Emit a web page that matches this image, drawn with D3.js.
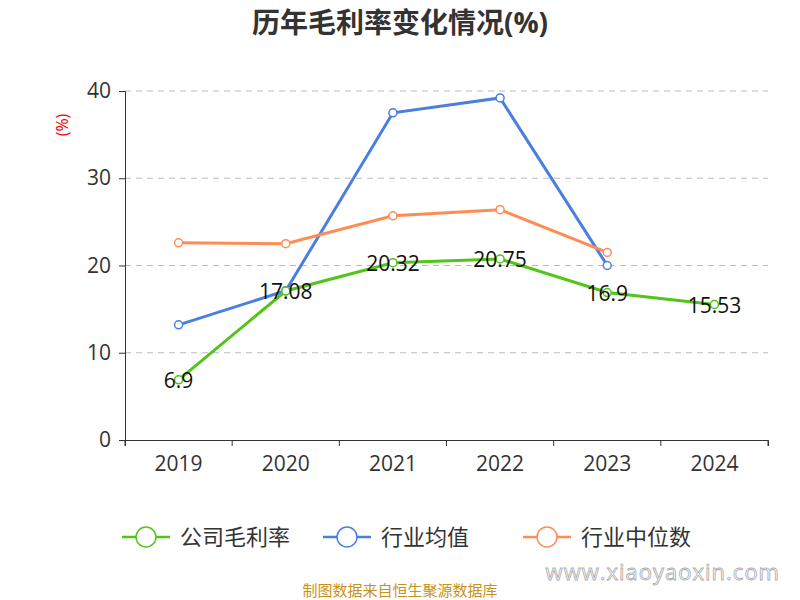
<!DOCTYPE html>
<html><head><meta charset="utf-8">
<script src="https://cdn.jsdelivr.net/npm/d3@7"></script>
<style>body{margin:0;background:#fff}text{font-family:"Open Sans","Noto Sans CJK SC",sans-serif}</style>
</head><body><svg id="c" width="800" height="600"></svg>
<script>
const years=["2019","2020","2021","2022","2023","2024"];
const company=[6.9,17.08,20.32,20.75,16.9,15.53];
const industryAvg=[13.2,17.1,37.5,39.2,20.0,null];
const industryMedian=[22.6,22.5,25.7,26.4,21.5,null];
const yTicks=[0,10,20,30,40];
const seriesNames=["公司毛利率","行业均值","行业中位数"];
const colors=["#52c41a","#4a7fe0","#ff8c55"];

const svg=d3.select("#c");
const x=d3.scaleBand().domain(years).range([125,768]);
const y=d3.scaleLinear().domain([0,40]).range([440,91]);
const cx=d=>x(d)+x.bandwidth()/2;

svg.append("text").attr("x",400).attr("y",33).attr("text-anchor","middle").attr("font-size",28).attr("font-weight","bold").attr("fill","#333").attr("font-family","Noto Sans CJK SC").text("历年毛利率变化情况(%)");
svg.append("text").attr("transform","translate(68,125) rotate(-90)").attr("text-anchor","middle").attr("font-size",16).attr("fill","#e00").text("(%)");

yTicks.forEach(t=>{ if(t>0) svg.append("line").attr("x1",125).attr("x2",768).attr("y1",y(t)).attr("y2",y(t)).attr("stroke","#bbb").attr("stroke-dasharray","6,5");});
const ya=svg.append("g").attr("transform","translate(125,0)").call(d3.axisLeft(y).tickValues(yTicks).tickSize(6).tickPadding(8));
const xa=svg.append("g").attr("transform","translate(0,440)").call(d3.axisBottom(x).tickSize(6).tickPadding(10));
xa.selectAll(".tick line").attr("transform",`translate(${-x.bandwidth()/2},0)`);
xa.append("line").attr("x1",768).attr("x2",768).attr("y1",0).attr("y2",6).attr("stroke","#333");
[ya,xa].forEach(a=>{a.selectAll("text").attr("font-size",21).attr("fill","#333").attr("font-family","Open Sans");a.selectAll("line,path").attr("stroke","#333");});

const data=[company,industryAvg,industryMedian];
[1,2,0].forEach(i=>{
  const pts=years.map((yr,j)=>[yr,data[i][j]]).filter(p=>p[1]!=null);
  svg.append("path").attr("d",d3.line().x(p=>cx(p[0])).y(p=>y(p[1]))(pts)).attr("fill","none").attr("stroke",colors[i]).attr("stroke-width",3);
  pts.forEach(p=>svg.append("circle").attr("cx",cx(p[0])).attr("cy",y(p[1])).attr("r",4).attr("fill","#fff").attr("stroke",colors[i]).attr("stroke-width",1.5));
});
years.forEach((yr,j)=>svg.append("text").attr("x",cx(yr)).attr("y",y(company[j])+8).attr("text-anchor","middle").attr("font-size",21).attr("fill","#111").text(company[j]));

const lx=[122,323,523];
seriesNames.forEach((n,i)=>{
  const g=svg.append("g").attr("transform",`translate(${lx[i]},537)`);
  g.append("line").attr("x1",0).attr("x2",48).attr("stroke",colors[i]).attr("stroke-width",2.5);
  g.append("circle").attr("cx",24).attr("r",10).attr("fill","#fff").attr("stroke",colors[i]).attr("stroke-width",1.5);
  g.append("text").attr("x",58).attr("y",8).attr("font-size",22).attr("fill","#333").attr("font-family","Noto Sans CJK SC").text(n);
});
svg.append("text").attr("x",400).attr("y",596).attr("text-anchor","middle").attr("font-size",15).attr("fill","#c8921a").attr("font-family","Noto Sans CJK SC").text("制图数据来自恒生聚源数据库");
svg.append("text").attr("x",780).attr("y",580).attr("text-anchor","end").attr("font-size",22).attr("fill","#fff").attr("stroke","#aaa").attr("stroke-width",0.8).attr("letter-spacing",1).text("www.xiaoyaoxin.com");
</script></body></html>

* * * *

### Direction
Transcribe the full listing above exactly as it stands, minus the pictures.

### Written reply
Emit a web page that matches this image, drawn with D3.js.
<!DOCTYPE html>
<html><head><meta charset="utf-8">
<script src="https://cdn.jsdelivr.net/npm/d3@7"></script>
<style>body{margin:0;background:#fff}text{font-family:"Open Sans","Noto Sans CJK SC",sans-serif}</style>
</head><body><svg id="c" width="800" height="600"></svg>
<script>
const years=["2019","2020","2021","2022","2023","2024"];
const company=[6.9,17.08,20.32,20.75,16.9,15.53];
const industryAvg=[13.2,17.1,37.5,39.2,20.0,null];
const industryMedian=[22.6,22.5,25.7,26.4,21.5,null];
const yTicks=[0,10,20,30,40];
const seriesNames=["公司毛利率","行业均值","行业中位数"];
const colors=["#52c41a","#4a7fe0","#ff8c55"];

const svg=d3.select("#c");
const x=d3.scaleBand().domain(years).range([125,768]);
const y=d3.scaleLinear().domain([0,40]).range([440,91]);
const cx=d=>x(d)+x.bandwidth()/2;

svg.append("text").attr("x",400).attr("y",33).attr("text-anchor","middle").attr("font-size",28).attr("font-weight","bold").attr("fill","#333").attr("font-family","Noto Sans CJK SC").text("历年毛利率变化情况(%)");
svg.append("text").attr("transform","translate(68,125) rotate(-90)").attr("text-anchor","middle").attr("font-size",16).attr("fill","#e00").text("(%)");

yTicks.forEach(t=>{ if(t>0) svg.append("line").attr("x1",125).attr("x2",768).attr("y1",y(t)).attr("y2",y(t)).attr("stroke","#bbb").attr("stroke-dasharray","6,5");});
const ya=svg.append("g").attr("transform","translate(125,0)").call(d3.axisLeft(y).tickValues(yTicks).tickSize(6).tickPadding(8));
const xa=svg.append("g").attr("transform","translate(0,440)").call(d3.axisBottom(x).tickSize(6).tickPadding(10));
xa.selectAll(".tick line").attr("transform",`translate(${-x.bandwidth()/2},0)`);
xa.append("line").attr("x1",768).attr("x2",768).attr("y1",0).attr("y2",6).attr("stroke","#333");
[ya,xa].forEach(a=>{a.selectAll("text").attr("font-size",21).attr("fill","#333").attr("font-family","Open Sans");a.selectAll("line,path").attr("stroke","#333");});

const data=[company,industryAvg,industryMedian];
[1,2,0].forEach(i=>{
  const pts=years.map((yr,j)=>[yr,data[i][j]]).filter(p=>p[1]!=null);
  svg.append("path").attr("d",d3.line().x(p=>cx(p[0])).y(p=>y(p[1]))(pts)).attr("fill","none").attr("stroke",colors[i]).attr("stroke-width",3);
  pts.forEach(p=>svg.append("circle").attr("cx",cx(p[0])).attr("cy",y(p[1])).attr("r",4).attr("fill","#fff").attr("stroke",colors[i]).attr("stroke-width",1.5));
});
years.forEach((yr,j)=>svg.append("text").attr("x",cx(yr)).attr("y",y(company[j])+8).attr("text-anchor","middle").attr("font-size",21).attr("fill","#111").text(company[j]));

const lx=[122,323,523];
seriesNames.forEach((n,i)=>{
  const g=svg.append("g").attr("transform",`translate(${lx[i]},537)`);
  g.append("line").attr("x1",0).attr("x2",48).attr("stroke",colors[i]).attr("stroke-width",2.5);
  g.append("circle").attr("cx",24).attr("r",10).attr("fill","#fff").attr("stroke",colors[i]).attr("stroke-width",1.5);
  g.append("text").attr("x",58).attr("y",8).attr("font-size",22).attr("fill","#333").attr("font-family","Noto Sans CJK SC").text(n);
});
svg.append("text").attr("x",400).attr("y",596).attr("text-anchor","middle").attr("font-size",15).attr("fill","#c8921a").attr("font-family","Noto Sans CJK SC").text("制图数据来自恒生聚源数据库");
svg.append("text").attr("x",780).attr("y",580).attr("text-anchor","end").attr("font-size",22).attr("fill","#fff").attr("stroke","#aaa").attr("stroke-width",0.8).attr("letter-spacing",1).text("www.xiaoyaoxin.com");
</script></body></html>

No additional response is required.